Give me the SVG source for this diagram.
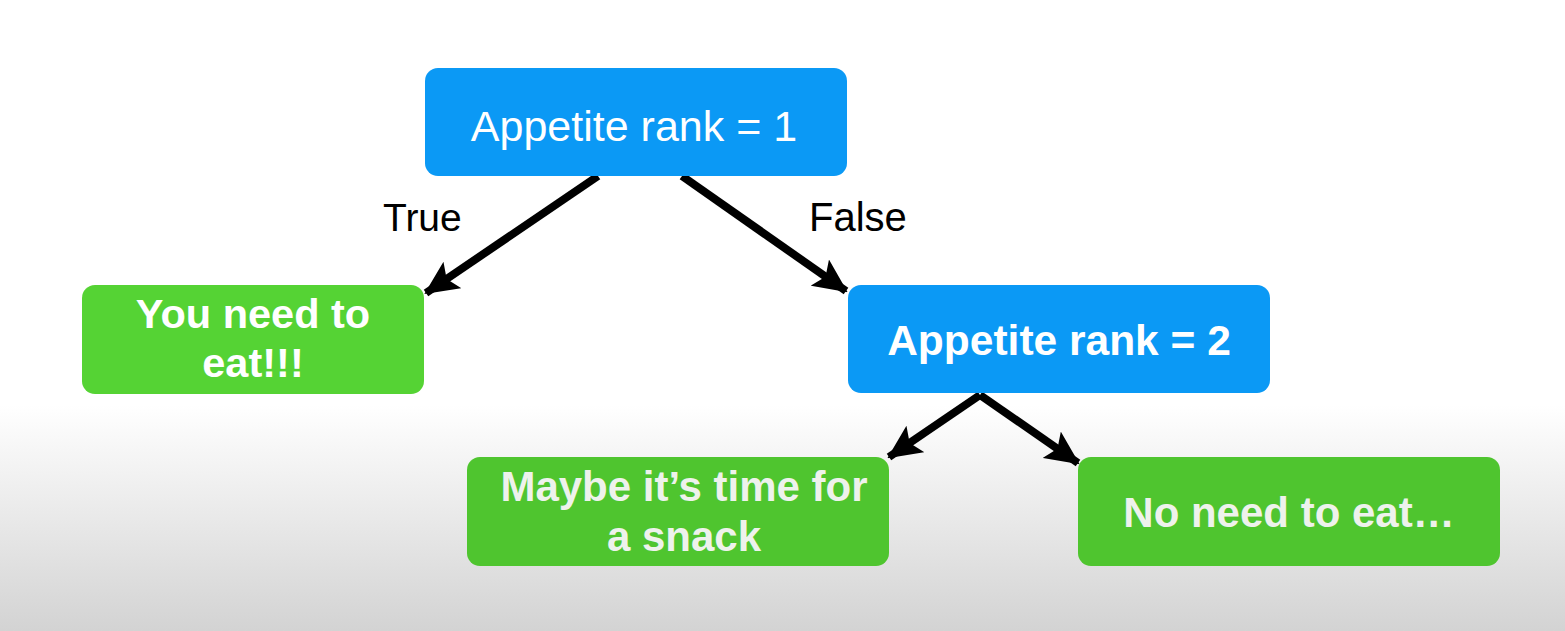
<svg xmlns="http://www.w3.org/2000/svg" width="1565" height="631" viewBox="0 0 1565 631">
<defs>
<linearGradient id="bg" x1="0" y1="405" x2="0" y2="631" gradientUnits="userSpaceOnUse">
<stop offset="0" stop-color="#ffffff"/>
<stop offset="1" stop-color="#d3d3d3"/>
</linearGradient>
<marker id="arr" viewBox="0 0 34 32" refX="32" refY="16" markerWidth="34" markerHeight="32" markerUnits="userSpaceOnUse" orient="auto">
<path d="M0,0 L34,16 L0,32 L7,16 Z" fill="#000"/>
</marker>
<style>
.blue{fill:#0b99f5}
.green{fill:#55d334}
.greenlow{fill:#4fc52f}
.t{font-family:"Liberation Sans",Arial,sans-serif;text-anchor:middle}
.wt{fill:#ffffff}
.wl{fill:#eef2ec}
.b{font-weight:bold}
.lbl{font-family:"Liberation Sans",Arial,sans-serif;fill:#000}
.edge{stroke:#000;stroke-width:8;fill:none;marker-end:url(#arr)}
</style>
</defs>
<rect width="1565" height="631" fill="url(#bg)"/>
<g id="connectors">
<line class="edge" x1="598" y1="176" x2="426" y2="293"/>
<line class="edge" x1="682" y1="176" x2="846" y2="291"/>
<line class="edge" x1="980" y1="395" x2="889" y2="457"/>
<line class="edge" x1="980" y1="395" x2="1078" y2="463"/>
<text class="lbl" x="383" y="231" font-size="39">True</text>
<text class="lbl" x="809" y="231" font-size="40">False</text>
</g>
<g id="node-rank1">
<rect class="blue" x="425" y="68" width="422" height="108" rx="13"/>
<text class="t wt" x="634" y="141" font-size="43">Appetite rank = 1</text>
</g>
<g id="node-eat">
<rect class="green" x="82" y="285" width="342" height="109" rx="13"/>
<text class="t wt b" x="253" y="328" font-size="41.5">You need to</text>
<text class="t wt b" x="253" y="377" font-size="41.5">eat!!!</text>
</g>
<g id="node-rank2">
<rect class="blue" x="848" y="285" width="422" height="108" rx="13"/>
<text class="t wt b" x="1059" y="355" font-size="42.5">Appetite rank = 2</text>
</g>
<g id="node-snack">
<rect class="greenlow" x="467" y="457" width="422" height="109" rx="13"/>
<text class="t wl b" x="684" y="501" font-size="42">Maybe it’s time for</text>
<text class="t wl b" x="684" y="551" font-size="42">a snack</text>
</g>
<g id="node-noeat">
<rect class="greenlow" x="1078" y="457" width="422" height="109" rx="13"/>
<text class="t wl b" x="1289" y="527" font-size="42">No need to eat…</text>
</g>
</svg>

• WHAT YOU SHOULD DO
Transcribe the material exactly, leaving every picture out.

• SOLUTION
Give me the SVG source for this diagram.
<svg xmlns="http://www.w3.org/2000/svg" width="1565" height="631" viewBox="0 0 1565 631">
<defs>
<linearGradient id="bg" x1="0" y1="405" x2="0" y2="631" gradientUnits="userSpaceOnUse">
<stop offset="0" stop-color="#ffffff"/>
<stop offset="1" stop-color="#d3d3d3"/>
</linearGradient>
<marker id="arr" viewBox="0 0 34 32" refX="32" refY="16" markerWidth="34" markerHeight="32" markerUnits="userSpaceOnUse" orient="auto">
<path d="M0,0 L34,16 L0,32 L7,16 Z" fill="#000"/>
</marker>
<style>
.blue{fill:#0b99f5}
.green{fill:#55d334}
.greenlow{fill:#4fc52f}
.t{font-family:"Liberation Sans",Arial,sans-serif;text-anchor:middle}
.wt{fill:#ffffff}
.wl{fill:#eef2ec}
.b{font-weight:bold}
.lbl{font-family:"Liberation Sans",Arial,sans-serif;fill:#000}
.edge{stroke:#000;stroke-width:8;fill:none;marker-end:url(#arr)}
</style>
</defs>
<rect width="1565" height="631" fill="url(#bg)"/>
<g id="connectors">
<line class="edge" x1="598" y1="176" x2="426" y2="293"/>
<line class="edge" x1="682" y1="176" x2="846" y2="291"/>
<line class="edge" x1="980" y1="395" x2="889" y2="457"/>
<line class="edge" x1="980" y1="395" x2="1078" y2="463"/>
<text class="lbl" x="383" y="231" font-size="39">True</text>
<text class="lbl" x="809" y="231" font-size="40">False</text>
</g>
<g id="node-rank1">
<rect class="blue" x="425" y="68" width="422" height="108" rx="13"/>
<text class="t wt" x="634" y="141" font-size="43">Appetite rank = 1</text>
</g>
<g id="node-eat">
<rect class="green" x="82" y="285" width="342" height="109" rx="13"/>
<text class="t wt b" x="253" y="328" font-size="41.5">You need to</text>
<text class="t wt b" x="253" y="377" font-size="41.5">eat!!!</text>
</g>
<g id="node-rank2">
<rect class="blue" x="848" y="285" width="422" height="108" rx="13"/>
<text class="t wt b" x="1059" y="355" font-size="42.5">Appetite rank = 2</text>
</g>
<g id="node-snack">
<rect class="greenlow" x="467" y="457" width="422" height="109" rx="13"/>
<text class="t wl b" x="684" y="501" font-size="42">Maybe it’s time for</text>
<text class="t wl b" x="684" y="551" font-size="42">a snack</text>
</g>
<g id="node-noeat">
<rect class="greenlow" x="1078" y="457" width="422" height="109" rx="13"/>
<text class="t wl b" x="1289" y="527" font-size="42">No need to eat…</text>
</g>
</svg>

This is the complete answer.